Ruang ini menjadi tempat penting untuk menggali sistem nilai dan praktik adat yang mengakar dalam kehidupan masyarakat suku Hubula di Jayawijaya. Pak Asinalok Oagay dari Dewan Adat Lapago menjelaskan bahwa filosofi hidup masyarakat Hubula dikenal dengan 3W: wen (berkebun), wam (berternak), dan wene (ritual adat)—sebuah sistem nilai yang menjadi fondasi relasi sosial, spiritual, dan ekologis. Ia menekankan bahwa kegiatan bertani bukan hanya tentang produksi, tetapi juga tentang hubungan dengan leluhur, tanah, dan sesama. Setiap proses berkebun harus direncanakan dalam honai adat dan dijalankan secara kolektif sebagai bagian dari tanggung jawab bersama.
Namun, perubahan sosial mulai mengikis nilai-nilai itu. Ibu Herlina Huby, tokoh perempuan dari Lembah Baliem, mengangkat fakta bahwa generasi muda mulai meninggalkan kebun, memilih gaya hidup instan, dan menggeser makanan pokok dari umbi-umbian ke nasi. Ia juga menyoroti tantangan besar: tidak adanya pasar yang layak untuk menampung hasil panen. Sayuran dan hasil kebun sering membusuk karena tidak terjual, sementara peran perempuan semakin berat karena laki-laki kerap meninggalkan kebun untuk berjudi. Herlina telah memimpin berbagai inisiatif dan perjuangan, termasuk aksi mendesak pemerintah untuk membuka pasar yang memadai.
Dalam konteks teknis, Bapak Piter Marian, penyuluh pertanian lokal, memberikan gambaran bahwa masyarakat Hubula sudah sangat kuat dalam pengetahuan pertanian tradisional. Ia, sebagai alumni agroteknologi, berperan untuk mendukung aspek teknis seperti pengendalian hama dan pengembangan kopi arabika. Namun, lagi-lagi, masalah utamanya adalah pemasaran dan lemahnya dukungan alat produksi. Petani bekerja keras, tetapi sering kali tidak tahu ke mana harus menjual hasil mereka.

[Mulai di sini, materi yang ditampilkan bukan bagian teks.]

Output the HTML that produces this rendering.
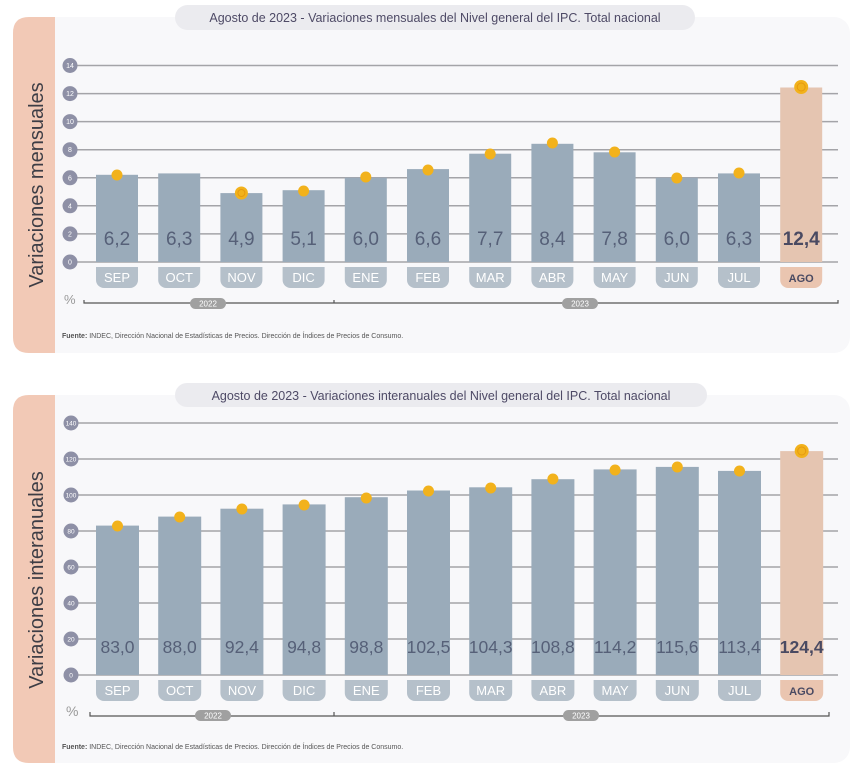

Ibu Sumiyati Tuhuteru dari STIPER membawa sudut pandang akademik yang memperkuat pentingnya kolaborasi antara teknologi dan kearifan lokal. Ia menekankan bahwa pertanian di Lembah Baliem sangat kaya secara ekologis, namun pola tanam berpindah sangat menguras tenaga. Ketika akademisi mencoba memperkenalkan teknologi seperti sumur renteng dan pupuk ramah lingkungan, muncul resistensi budaya karena masyarakat adat khawatir hubungan spiritual dengan tanah akan terganggu. Menurutnya, keberlanjutan hanya mungkin dicapai bila inovasi berjalan berdampingan dengan nilai adat.
Dari sisi kebijakan, Pak Taufik Rachman dari BAPPERIDA menyoroti pentingnya pembaruan RTRW yang kini belum mampu melindungi wilayah adat dari alih fungsi lahan. Ia juga mengapresiasi teknik wen ima—pengolahan tanah dengan lumpur alami—yang secara ekologis sangat unggul dan telah digunakan di negara-negara seperti Jepang dan Taiwan. Sayangnya, praktik gotong royong seperti wen yoko kini mulai bergeser menjadi transaksional, mencerminkan perubahan nilai dalam kerja kolektif.
Workshop ini memperlihatkan bahwa membangun sistem pangan berkelanjutan tidak bisa dilakukan secara sepihak. Ia membutuhkan proses yang terbuka, mendalam, dan partisipatif—di mana suara komunitas menjadi penentu arah. Setiap masukan yang muncul selama diskusi bukan hanya menjadi bahan penelitian, tetapi menjadi cermin bagi arah pembangunan yang lebih adil, manusiawi, dan berpijak pada akar budaya.